Следовательно, приближая политэкономическую модель к реальности, даже в атомизированном западном обществе приходилось учитывать предупреждение Вл. Соловьева о необходимости включать этическую компоненту в структуру модели. Он писал: «Так как не только нет экономического закона, которым бы определялась степень корыстолюбия и сластолюбия для всех людей, но нет и такого закона, в силу которого эти страсти были бы вообще неизбежно присущи человеку, как роковые мотивы его поступков, то, значит, поскольку экономические отношения определяются этими душевными расположениями, они имеют свое основание не в экономической области и никаким „экономическим законам“ не подчиняются с необходимостью» [226].

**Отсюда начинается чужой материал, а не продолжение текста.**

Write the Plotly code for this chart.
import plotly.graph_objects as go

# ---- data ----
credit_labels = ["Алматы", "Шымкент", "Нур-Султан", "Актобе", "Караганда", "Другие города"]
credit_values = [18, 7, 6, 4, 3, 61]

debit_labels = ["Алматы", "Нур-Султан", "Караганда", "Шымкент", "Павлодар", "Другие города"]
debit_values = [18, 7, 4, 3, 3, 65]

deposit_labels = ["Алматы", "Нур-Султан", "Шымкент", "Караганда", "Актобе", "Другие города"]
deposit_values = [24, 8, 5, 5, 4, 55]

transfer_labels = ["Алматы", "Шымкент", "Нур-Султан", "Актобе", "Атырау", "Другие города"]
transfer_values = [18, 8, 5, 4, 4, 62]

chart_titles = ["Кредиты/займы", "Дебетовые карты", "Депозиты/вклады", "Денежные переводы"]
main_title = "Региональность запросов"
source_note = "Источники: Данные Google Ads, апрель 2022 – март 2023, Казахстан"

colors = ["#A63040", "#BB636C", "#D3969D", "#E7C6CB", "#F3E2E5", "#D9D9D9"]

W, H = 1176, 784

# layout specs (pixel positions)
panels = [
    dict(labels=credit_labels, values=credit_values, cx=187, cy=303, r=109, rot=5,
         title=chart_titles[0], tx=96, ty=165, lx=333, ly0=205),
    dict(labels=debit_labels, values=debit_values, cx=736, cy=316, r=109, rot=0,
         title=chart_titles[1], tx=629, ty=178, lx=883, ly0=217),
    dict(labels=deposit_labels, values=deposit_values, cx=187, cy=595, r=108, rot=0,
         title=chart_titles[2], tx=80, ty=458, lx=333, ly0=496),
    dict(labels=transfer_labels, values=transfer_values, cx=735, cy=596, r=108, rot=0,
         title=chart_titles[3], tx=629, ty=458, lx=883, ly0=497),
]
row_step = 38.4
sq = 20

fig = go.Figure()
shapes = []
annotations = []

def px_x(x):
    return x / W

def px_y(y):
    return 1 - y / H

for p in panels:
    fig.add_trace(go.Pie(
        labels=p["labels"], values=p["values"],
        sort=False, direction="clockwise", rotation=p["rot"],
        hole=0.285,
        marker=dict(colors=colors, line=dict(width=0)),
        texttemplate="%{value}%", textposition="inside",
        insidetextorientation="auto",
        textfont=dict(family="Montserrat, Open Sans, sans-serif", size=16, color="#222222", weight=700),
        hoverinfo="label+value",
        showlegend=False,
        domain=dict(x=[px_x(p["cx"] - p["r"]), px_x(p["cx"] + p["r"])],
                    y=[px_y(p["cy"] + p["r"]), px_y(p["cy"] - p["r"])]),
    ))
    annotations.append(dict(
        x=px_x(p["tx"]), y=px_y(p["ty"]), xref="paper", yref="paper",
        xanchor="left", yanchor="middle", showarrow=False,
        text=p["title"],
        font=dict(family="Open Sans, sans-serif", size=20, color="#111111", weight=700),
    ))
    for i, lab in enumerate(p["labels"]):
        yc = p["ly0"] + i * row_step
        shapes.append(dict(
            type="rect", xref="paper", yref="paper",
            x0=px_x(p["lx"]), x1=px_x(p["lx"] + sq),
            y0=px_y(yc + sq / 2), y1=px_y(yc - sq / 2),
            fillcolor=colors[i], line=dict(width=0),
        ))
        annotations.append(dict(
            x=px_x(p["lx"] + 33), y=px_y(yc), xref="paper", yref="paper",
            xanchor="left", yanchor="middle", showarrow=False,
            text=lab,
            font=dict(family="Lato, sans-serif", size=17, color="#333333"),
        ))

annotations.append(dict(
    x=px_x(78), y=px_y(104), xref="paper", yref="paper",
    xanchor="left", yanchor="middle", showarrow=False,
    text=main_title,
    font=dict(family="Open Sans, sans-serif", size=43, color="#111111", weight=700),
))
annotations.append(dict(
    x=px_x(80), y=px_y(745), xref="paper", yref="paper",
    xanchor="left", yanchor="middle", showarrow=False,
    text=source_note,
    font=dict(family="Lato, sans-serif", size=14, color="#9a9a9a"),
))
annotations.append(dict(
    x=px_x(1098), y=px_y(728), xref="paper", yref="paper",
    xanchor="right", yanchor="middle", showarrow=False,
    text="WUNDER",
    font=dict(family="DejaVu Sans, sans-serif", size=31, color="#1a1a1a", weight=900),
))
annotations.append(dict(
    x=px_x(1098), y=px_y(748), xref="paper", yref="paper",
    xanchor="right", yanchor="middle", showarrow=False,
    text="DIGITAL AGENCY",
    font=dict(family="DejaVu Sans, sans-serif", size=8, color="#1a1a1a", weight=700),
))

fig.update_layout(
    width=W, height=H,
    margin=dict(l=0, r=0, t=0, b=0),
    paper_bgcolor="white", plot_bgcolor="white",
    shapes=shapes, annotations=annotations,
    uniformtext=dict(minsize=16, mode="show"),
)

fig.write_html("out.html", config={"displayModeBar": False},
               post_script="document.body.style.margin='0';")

Действительно, в западной общественной мысли были диссиденты, которые отвергали механицизм ньютоновской модели в приложении ее к обществу. Экономисты делились на два течения — инструменталисты и реалисты. Первые излагали «объективные законы экономики», обладающие статусом научной теории. Они использовали методологические подходы науки, прежде всего, редукционизм — сведение сложной системы к простой модели. Из нее вычищались все казавшиеся несущественными условия и факторы. Реалисты отвергали редукционизм и старались описать реальность максимально полно. Они исходили из того, что в экономике нет законов, а есть тенденции. Это поясняли метафорой: в механике существует закон гравитации, согласно которому тело падает вертикально вниз (так, падение яблока подчиняется этому закону). А сухой лист ведет себя иначе: падает, но по сложной траектории, а то, может, его и унесет ветром вверх. В экономике действуют такие тенденции, как падение листа, но не такие законы, как падение яблока. Уже в этой аналогии реалисты предвосхищали немеханистические концепции второй половины XX века: представление о неравновесных процессах, случайных флуктуации и нестабильности. Хотя триумф техноморфного мышления, сводящего любой объект к машине, в эпоху успехов индустриализма оттеснил реалистов в тень, их присутствие всегда напоминало о существовании альтернативного видения политэкономии.

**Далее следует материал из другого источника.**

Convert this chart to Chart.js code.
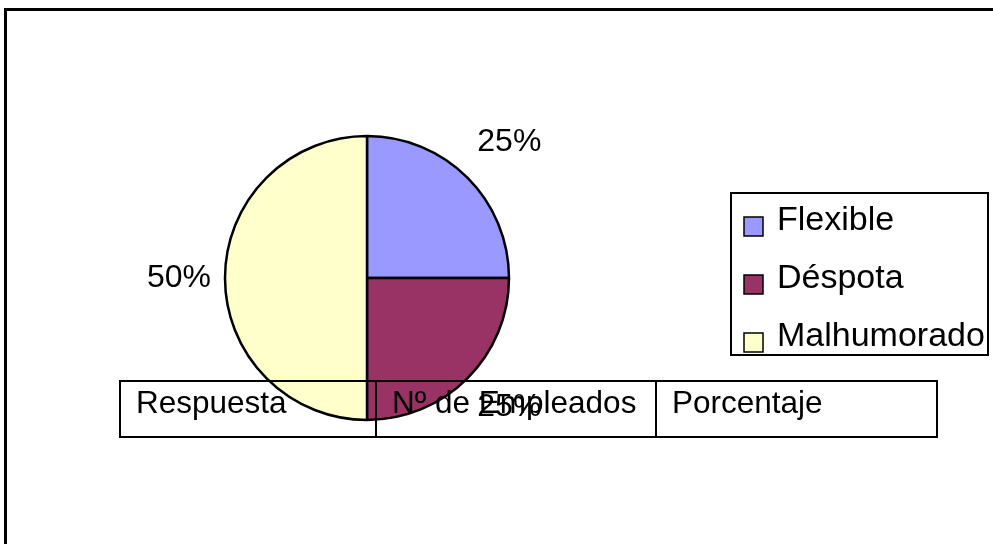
<!DOCTYPE html>
<html>
<head>
<meta charset="utf-8">
<script src="https://cdn.jsdelivr.net/npm/chart.js@4/dist/chart.umd.min.js"></script>
<style>
  html, body { margin: 0; padding: 0; background: #fff; }
  #wrap { position: relative; width: 993px; height: 544px; }
</style>
</head>
<body>
<div id="wrap"><canvas id="pieChart" width="993" height="544"></canvas></div>
<script>
  "use strict";

  // chart data
  const labels = ["Flexible", "Déspota", "Malhumorado"];
  const values = [25, 25, 50];
  const colors = ["#9999FF", "#993366", "#FFFFCC"];
  const tableHeaders = ["Respuesta", "Nº de Empleados", "Porcentaje"];

  const FONT = "Liberation Sans, Arial, sans-serif";

  // outer frame (runs off the right / bottom like the original)
  const framePlugin = {
    id: "frame",
    beforeDraw(chart) {
      const ctx = chart.ctx;
      ctx.save();
      ctx.fillStyle = "#fff";
      ctx.fillRect(0, 0, chart.width, chart.height);
      ctx.strokeStyle = "#000";
      ctx.lineWidth = 3;
      ctx.strokeRect(5.5, 9.5, 1100, 700);
      ctx.restore();
    }
  };

  // percentage labels outside each slice
  const pctPlugin = {
    id: "pctLabels",
    afterDraw(chart) {
      const ctx = chart.ctx;
      const meta = chart.getDatasetMeta(0);
      const total = values.reduce((a, b) => a + b, 0);
      ctx.save();
      ctx.font = "32px " + FONT;
      ctx.fillStyle = "#000";
      ctx.textAlign = "center";
      ctx.textBaseline = "middle";
      meta.data.forEach((arc, i) => {
        const p = arc.getProps(["x", "y", "startAngle", "endAngle", "outerRadius"], true);
        const mid = (p.startAngle + p.endAngle) / 2;
        const txt = Math.round(values[i] / total * 100) + "%";
        const w = ctx.measureText(txt).width;
        const r = p.outerRadius + 14;
        const c = Math.cos(mid), s = Math.sin(mid);
        const cx = p.x + c * r + (Math.abs(c) > 0.1 ? Math.sign(c) * w / 2 : 0);
        const cy = p.y + s * r + (Math.abs(s) > 0.1 ? (s < 0 ? -26 : 19) : 0);
        ctx.fillText(txt, cx, cy);
      });
      ctx.restore();
    }
  };

  // boxed legend on the right
  const legendPlugin = {
    id: "boxLegend",
    afterDraw(chart) {
      const ctx = chart.ctx;
      ctx.save();
      ctx.strokeStyle = "#000";
      ctx.lineWidth = 2;
      ctx.strokeRect(731, 193, 257, 162);
      ctx.font = "34px " + FONT;
      ctx.textBaseline = "alphabetic";
      labels.forEach((lab, i) => {
        const base = 230 + i * 58;
        ctx.fillStyle = colors[i];
        ctx.fillRect(744, base - 13, 19, 19);
        ctx.lineWidth = 1.5;
        ctx.strokeRect(744, base - 13, 19, 19);
        ctx.fillStyle = "#000";
        ctx.fillText(lab, 777, base);
      });
      ctx.restore();
    }
  };

  // header table that sits over the bottom of the pie
  const tablePlugin = {
    id: "hdrTable",
    afterDraw(chart) {
      const ctx = chart.ctx;
      const cols = [120, 376, 656, 937];
      const top = 381, bottom = 437;
      ctx.save();
      ctx.strokeStyle = "#000";
      ctx.lineWidth = 2;
      ctx.strokeRect(cols[0], top, cols[3] - cols[0], bottom - top);
      ctx.beginPath();
      ctx.moveTo(cols[1], top); ctx.lineTo(cols[1], bottom);
      ctx.moveTo(cols[2], top); ctx.lineTo(cols[2], bottom);
      ctx.stroke();
      ctx.font = "31.5px " + FONT;
      ctx.fillStyle = "#000";
      ctx.textBaseline = "alphabetic";
      tableHeaders.forEach((h, i) => ctx.fillText(h, cols[i] + 16, 413));
      ctx.restore();
    }
  };

  document.addEventListener("DOMContentLoaded", function () {
    const el = document.getElementById("pieChart");
    new Chart(el, {
      type: "pie",
      data: {
        labels: labels,
        datasets: [{
          data: values,
          backgroundColor: colors,
          borderColor: "#000",
          borderWidth: 2.5,
          radius: 142
        }]
      },
      options: {
        responsive: false,
        animation: false,
        layout: { padding: { left: 217, right: 476, top: 128, bottom: 116 } },
        plugins: {
          legend: { display: false },
          tooltip: { enabled: false }
        }
      },
      plugins: [framePlugin, tablePlugin, pctPlugin, legendPlugin]
    });
  });
</script>
</body>
</html>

Только тяжелейший кризис западной экономики в конце 20-х годов прошлого века на время отодвинул в сторону рационалистическую догму экономической науки — произошла «кейнсианская революция». Английский экономист и философ Кейнс не переносил в экономику механические метафоры и, главное, не прилагал метафору атома к человеку. Кейнс отрицал методологический индивидуализм — главную опору классической политэкономии. Он считал атомистическую концепцию неприложимой к экономике, где действуют «органические общности» — а они не втискиваются в принципы детерминизма и редукционизма. Более того, Кейнс даже отрицал статус политэкономии как естественной науки, на котором так настаивали его предшественники начиная с Адама Смита. Он писал: «экономика, которую правильнее было бы называть политической экономией, составляет часть этики».

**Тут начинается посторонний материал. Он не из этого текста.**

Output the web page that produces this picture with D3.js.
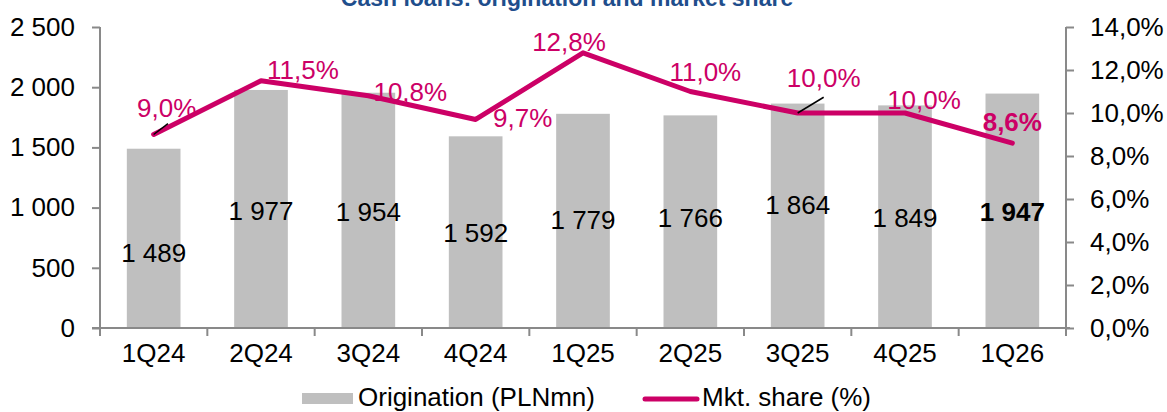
<!DOCTYPE html>
<html>
<head>
<meta charset="utf-8">
<script src="https://cdn.jsdelivr.net/npm/d3@7"></script>
<style>
  body { margin: 0; background: #fff; }
  text { font-family: "Liberation Sans", Arial, sans-serif; }
</style>
</head>
<body>
<div id="chart"></div>
<script>
// data
var quarters = ["1Q24", "2Q24", "3Q24", "4Q24", "1Q25", "2Q25", "3Q25", "4Q25", "1Q26"];
var origination = [1489, 1977, 1954, 1592, 1779, 1766, 1864, 1849, 1947];
var share = [9.0, 11.5, 10.8, 9.7, 12.8, 11.0, 10.0, 10.0, 8.6];
var leftTicks = [0, 500, 1000, 1500, 2000, 2500];
var rightTicks = [0, 2, 4, 6, 8, 10, 12, 14];

// where the value labels sit (left axis units) and how the % labels are nudged
var barLabelAt = [623, 972, 963, 789, 897, 914, 1022, 914, 963];
var shareLabelOff = [[13, -27], [42, -11], [42, -4], [47, -2], [-14, -11], [15, -20], [26, -35], [19, -13], [0, -21]];

var W = 1167, H = 412;
var margin = {top: 27, right: 101, bottom: 84, left: 100},
	width = W - margin.left - margin.right,
	height = H - margin.top - margin.bottom;

var pink = "#cc0066", grey = "#bfbfbf", axisCol = "#898989";
var fs = "26px";

var fmtSpace = function(v) { return d3.format(",")(v).replace(/,/g, " "); };
var fmtPct = function(v) { return d3.format(".1f")(v).replace(".", ",") + "%"; };

var x = d3.scaleBand().domain(quarters).range([0, width]).paddingInner(0.5).paddingOuter(0.25);
var xb = d3.scaleBand().domain(quarters).range([0, width]);
var y = d3.scaleLinear().domain([0, 2500]).range([height, 0]);
var y2 = d3.scaleLinear().domain([0, 14]).range([height, 0]);

var svg = d3.select("#chart").append("svg")
	.attr("width", W).attr("height", H);

// title, cut off at the top as in the original
svg.append("text")
	.attr("x", 567).attr("y", 6)
	.attr("text-anchor", "middle")
	.style("font-size", "23px").style("font-weight", "bold")
	.style("fill", "#1f4e8c")
	.text("Cash loans: origination and market share");

var g = svg.append("g")
	.attr("transform", "translate(" + margin.left + "," + margin.top + ")");

// bars
g.selectAll(".bar").data(origination).enter().append("rect")
	.attr("class", "bar")
	.attr("x", function(d, i) { return x(quarters[i]); })
	.attr("width", x.bandwidth())
	.attr("y", function(d) { return y(d); })
	.attr("height", function(d) { return height - y(d); })
	.attr("fill", grey);

// axes
var leftAxis = g.append("g")
	.call(d3.axisLeft(y).tickValues(leftTicks).tickSize(8).tickPadding(17).tickFormat(fmtSpace));
var rightAxis = g.append("g")
	.attr("transform", "translate(" + width + ",0)")
	.call(d3.axisRight(y2).tickValues(rightTicks).tickSize(8).tickPadding(16).tickFormat(fmtPct));
var bottomAxis = g.append("g")
	.attr("transform", "translate(0," + height + ")")
	.call(d3.axisBottom(xb).tickSize(0).tickPadding(16));

[leftAxis, rightAxis, bottomAxis].forEach(function(a) {
	a.select(".domain").attr("stroke", axisCol).attr("stroke-width", 2);
	a.selectAll(".tick line").attr("stroke", axisCol).attr("stroke-width", 2);
	a.selectAll(".tick text").style("font-size", fs).attr("fill", "#000")
		.style("font-family", "'Liberation Sans', Arial, sans-serif");
});
leftAxis.select(".domain").attr("d", "M0," + height + "V0");
rightAxis.select(".domain").attr("d", "M0," + height + "V0");
bottomAxis.select(".domain").attr("d", "M-8,0H" + (width + 4));

// category boundary ticks on the x axis
g.selectAll(".xtick").data(quarters.concat(["end"])).enter().append("line")
	.attr("x1", function(d, i) { return i * xb.step(); })
	.attr("x2", function(d, i) { return i * xb.step(); })
	.attr("y1", height).attr("y2", height + 8)
	.attr("stroke", axisCol).attr("stroke-width", 2);

// bar value labels
g.selectAll(".blab").data(origination).enter().append("text")
	.attr("x", function(d, i) { return x(quarters[i]) + x.bandwidth() / 2; })
	.attr("y", function(d, i) { return y(barLabelAt[i]); })
	.attr("dy", "0.35em")
	.attr("text-anchor", "middle")
	.style("font-size", fs)
	.style("font-weight", function(d, i) { return i === origination.length - 1 ? "bold" : "normal"; })
	.text(fmtSpace);

// share line
var cx = function(i) { return x(quarters[i]) + x.bandwidth() / 2; };
var line = d3.line()
	.x(function(d, i) { return cx(i); })
	.y(function(d) { return y2(d); });

g.append("path").datum(share)
	.attr("d", line)
	.attr("fill", "none")
	.attr("stroke", pink)
	.attr("stroke-width", 5)
	.attr("stroke-linejoin", "round")
	.attr("stroke-linecap", "round");

// leader lines for two labels
[0, 6].forEach(function(i) {
	var dx = shareLabelOff[i][0], dy = shareLabelOff[i][1];
	g.append("line")
		.attr("x1", cx(i)).attr("y1", y2(share[i]))
		.attr("x2", cx(i) + dx * (i === 0 ? 1.1 : 1)).attr("y2", y2(share[i]) + dy * (i === 0 ? 0.4 : 0.45))
		.attr("stroke", "#000").attr("stroke-width", 1.5);
});

g.selectAll(".slab").data(share).enter().append("text")
	.attr("x", function(d, i) { return cx(i) + shareLabelOff[i][0]; })
	.attr("y", function(d, i) { return y2(d) + shareLabelOff[i][1]; })
	.attr("dy", "0.35em")
	.attr("text-anchor", "middle")
	.style("font-size", fs)
	.style("font-weight", function(d, i) { return i === share.length - 1 ? "bold" : "normal"; })
	.attr("fill", pink)
	.text(fmtPct);

// legend
var leg = svg.append("g").attr("transform", "translate(0,399)");
leg.append("rect").attr("x", 302).attr("y", -6).attr("width", 51).attr("height", 11).attr("fill", grey);
leg.append("text").attr("x", 358).attr("y", 7).style("font-size", fs).text("Origination (PLNmn)");
leg.append("line").attr("x1", 645).attr("x2", 697).attr("y1", 0).attr("y2", 0)
	.attr("stroke", pink).attr("stroke-width", 5).attr("stroke-linecap", "round");
leg.append("text").attr("x", 702).attr("y", 7).style("font-size", fs).text("Mkt. share (%)");
</script>
</body>
</html>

Кейнс относился к тому типу экономистов, которых называли реалистами — видел мир, не сводя к упрощенным абстракциям (типа человека-атома, рационального индивида, homo economicus). Он поставил под сомнение главный аргумент, посредством которого идеология использует науку для легитимации социального порядка — апелляцию к естественному порядку вещей, к «природным» законам общественной жизни. Он не только вскрыл методологическую ловушку, скрытую в самом понятии «естественный», но и отверг правомерность распространения этого понятия на общество.